Composition patterns

Pattern: Extract-Transform-Emit

The standard composition structure. Read inputs, build configurations, emit resources:

# 1. Extract: Read input from XR
region = get(oxr, "spec.region", "us-east-1")
env = get(oxr, "spec.environment", "dev")

# 2. Transform: Build resource configurations
bucket_config = {
    "apiVersion": "s3.aws.upbound.io/v1beta1",
    "kind": "Bucket",
    "spec": {"forProvider": {"region": region}},
}

# 3. Emit: Register resources
Resource("bucket", bucket_config)

Pattern: Conditional resources

Use plain if statements for environment-specific or optional resources:

if env == "prod":
    Resource("monitoring", {
        "apiVersion": "monitoring.example.io/v1",
        "kind": "Dashboard",
        "spec": {"forProvider": {"region": region, "enabled": True}},
    })

Pattern: Loop resources with refs

Capture ResourceRef objects for dependency chains:

bucket_refs = []
for i in range(count):
    ref = Resource("bucket-%d" % i, {
        "apiVersion": "s3.aws.upbound.io/v1beta1",
        "kind": "Bucket",
        "metadata": {"name": "%s-bucket-%d" % (xr_name, i)},
        "spec": {"forProvider": {"region": region}},
    })
    bucket_refs.append(ref)

# Aggregator depends on all buckets
Resource("aggregator", {
    "apiVersion": "lambda.aws.upbound.io/v1beta1",
    "kind": "Function",
    "spec": {"forProvider": {"region": region}},
}, depends_on=bucket_refs)

Pattern: Helper functions

Extract repeated logic into functions at the top of the script:

def make_bucket(name, region, tags={}):
    return {
        "apiVersion": "s3.aws.upbound.io/v1beta1",
        "kind": "Bucket",
        "metadata": {"name": name},
        "spec": {"forProvider": {"region": region, "tags": tags}},
    }

Resource("data", make_bucket("data-bucket", region))
Resource("logs", make_bucket("logs-bucket", region, tags={"Purpose": "logging"}))

Pattern: Status reporting

Always set a condition and emit a summary event at the end of the script:

count = 10
set_condition("Ready", "True", "Available", "Created %d resources" % count)
emit_event("Normal", "Composition reconciled successfully")

This provides visibility into composition health via kubectl describe and XR status conditions.

For writing structured status fields, use set_xr_status() instead of direct dxr["status"] assignment.
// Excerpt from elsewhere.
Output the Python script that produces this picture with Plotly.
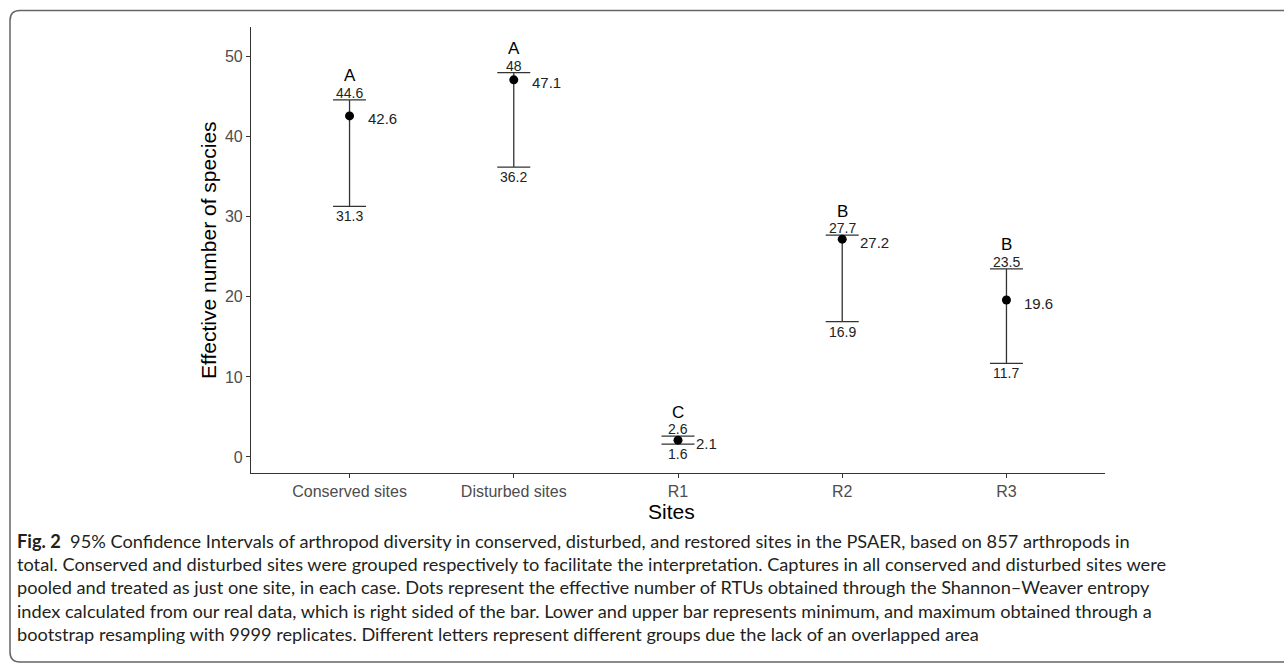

It auto-creates intermediate dicts and preserves sibling fields:

set_xr_status("atProvider.projectId", project_id)
set_xr_status("atProvider.arn", arn)
set_xr_status("region", region)

Label strategy

Default: Auto-injection

Let auto-injection handle crossplane.io/* labels. Do not manually set them -- function-starlark injects crossplane.io/composite, crossplane.io/claim-name, and crossplane.io/claim-namespace automatically on every Resource() call.

Reading labels and annotations

To read labels with dotted keys like app.kubernetes.io/name, use get_label() instead of get() which splits on dots:

# Correct -- looks up the literal key in the labels map
name = get_label(oxr, "app.kubernetes.io/name", "unknown")

# Also works for annotations
ext_name = get_annotation(oxr, "crossplane.io/external-name", "")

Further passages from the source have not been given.